(Rows from a dataset)
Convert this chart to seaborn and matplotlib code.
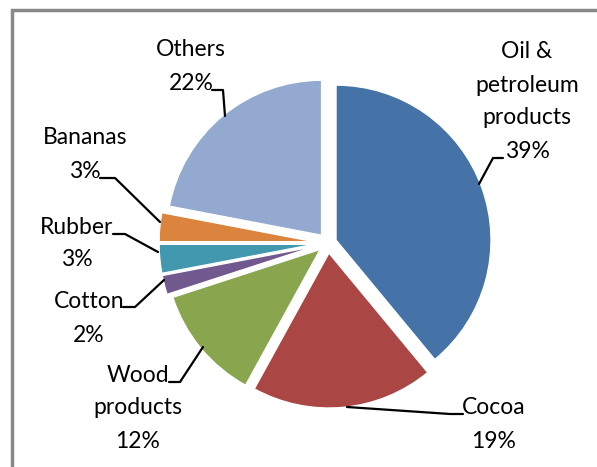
import matplotlib
matplotlib.use("Agg")
import matplotlib.pyplot as plt
import seaborn as sns
from matplotlib.lines import Line2D
from matplotlib.patches import Rectangle

# данні діаграми
categories = ["Oil &\npetroleum\nproducts", "Cocoa", "Wood\nproducts", "Cotton",
              "Rubber", "Bananas", "Others"]
shares = [39, 19, 12, 2, 3, 3, 22]
colors = ["#4572A7", "#AA4643", "#89A54E", "#71588F", "#4198AF", "#DB843D", "#93A9CF"]

W, H = 597, 467
CX, CY, R = 328, 243, 155

# розташування підписів (пікселі): x центру, y першого рядка
label_pos = [(527, 52), (494, 408), (138, 375), (89, 302), (77, 227), (85, 138), (191, 50)]
# лінії-виноски (пікселі)
leaders = [
    [(479, 184), (493, 158), (503, 158)],
    [(347, 407), (450, 414), (463, 414)],
    [(203, 347), (180, 382), (169, 382)],
    [(164, 280), (135, 307), (123, 307)],
    [(158, 252), (125, 234), (113, 234)],
    [(160, 222), (115, 178), (100, 178)],
    [(225, 116), (223, 90), (212, 90)],
]
LINE_STEP = 33

sns.set_theme(style="white")
plt.rcParams["font.family"] = ["Lato", "DejaVu Sans"]

fig = plt.figure(figsize=(W / 100, H / 100), dpi=100)
ax = fig.add_axes([0, 0, 1, 1])

explode = [0.055, 0.065, 0.065, 0.09, 0.09, 0.09, 0.065]
ax.pie(shares, colors=colors, startangle=90, counterclock=False, explode=explode,
       radius=1, wedgeprops=dict(edgecolor="white", linewidth=1))

# межі після pie, бо pie їх перезаписує
ax.set_aspect("auto")
ax.set_xlim(-CX / R, (W - CX) / R)
ax.set_ylim((CY - H) / R, CY / R)
ax.axis("off")


def px(x, y):
    return x / W, 1 - y / H


for name, val, (lx, ly) in zip(categories, shares, label_pos):
    lines = name.split("\n") + [f"{val}%"]
    for i, t in enumerate(lines):
        fx, fy = px(lx, ly + i * LINE_STEP)
        fig.text(fx, fy, t, ha="center", va="center", fontsize=16.5, color="black")

for pts in leaders:
    xs = [px(x, y)[0] for x, y in pts]
    ys = [px(x, y)[1] for x, y in pts]
    fig.add_artist(Line2D(xs, ys, color="black", linewidth=1.6, transform=fig.transFigure))

# рамка області діаграми
fig.add_artist(Rectangle(px(12, H + 20), (W + 20) / W, (H + 10) / H, fill=False,
                         edgecolor="#888888", linewidth=2.5, transform=fig.transFigure))

fig.savefig("out.png", dpi=100)
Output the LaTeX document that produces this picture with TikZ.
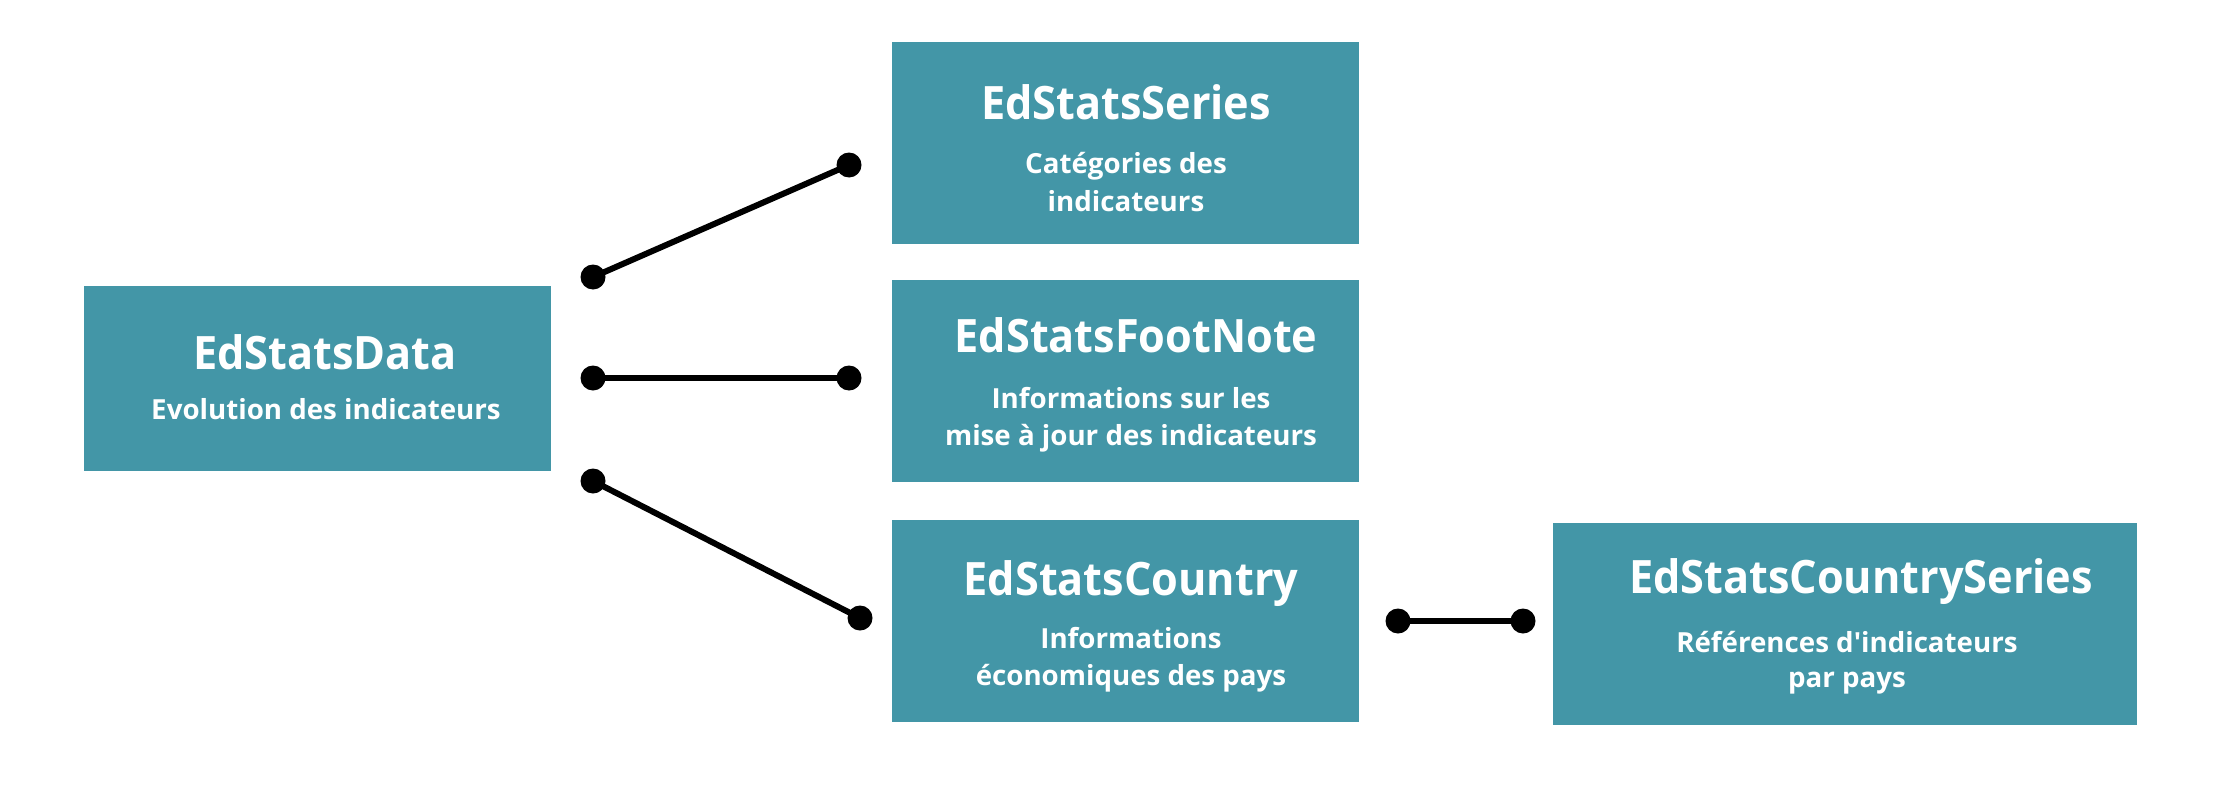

- _DESCRIPTION OF THE TASK_: Repeat the listing above up to and including the line with "ax = fig.add_axes([0, 0, 1, 1])", starting from its first line. Drop any pictures.

- _SOLUTION_:
Convert this chart to seaborn and matplotlib code.
import matplotlib
matplotlib.use("Agg")
import matplotlib.pyplot as plt
import seaborn as sns
from matplotlib.lines import Line2D
from matplotlib.patches import Rectangle

# данні діаграми
categories = ["Oil &\npetroleum\nproducts", "Cocoa", "Wood\nproducts", "Cotton",
              "Rubber", "Bananas", "Others"]
shares = [39, 19, 12, 2, 3, 3, 22]
colors = ["#4572A7", "#AA4643", "#89A54E", "#71588F", "#4198AF", "#DB843D", "#93A9CF"]

W, H = 597, 467
CX, CY, R = 328, 243, 155

# розташування підписів (пікселі): x центру, y першого рядка
label_pos = [(527, 52), (494, 408), (138, 375), (89, 302), (77, 227), (85, 138), (191, 50)]
# лінії-виноски (пікселі)
leaders = [
    [(479, 184), (493, 158), (503, 158)],
    [(347, 407), (450, 414), (463, 414)],
    [(203, 347), (180, 382), (169, 382)],
    [(164, 280), (135, 307), (123, 307)],
    [(158, 252), (125, 234), (113, 234)],
    [(160, 222), (115, 178), (100, 178)],
    [(225, 116), (223, 90), (212, 90)],
]
LINE_STEP = 33

sns.set_theme(style="white")
plt.rcParams["font.family"] = ["Lato", "DejaVu Sans"]

fig = plt.figure(figsize=(W / 100, H / 100), dpi=100)
ax = fig.add_axes([0, 0, 1, 1])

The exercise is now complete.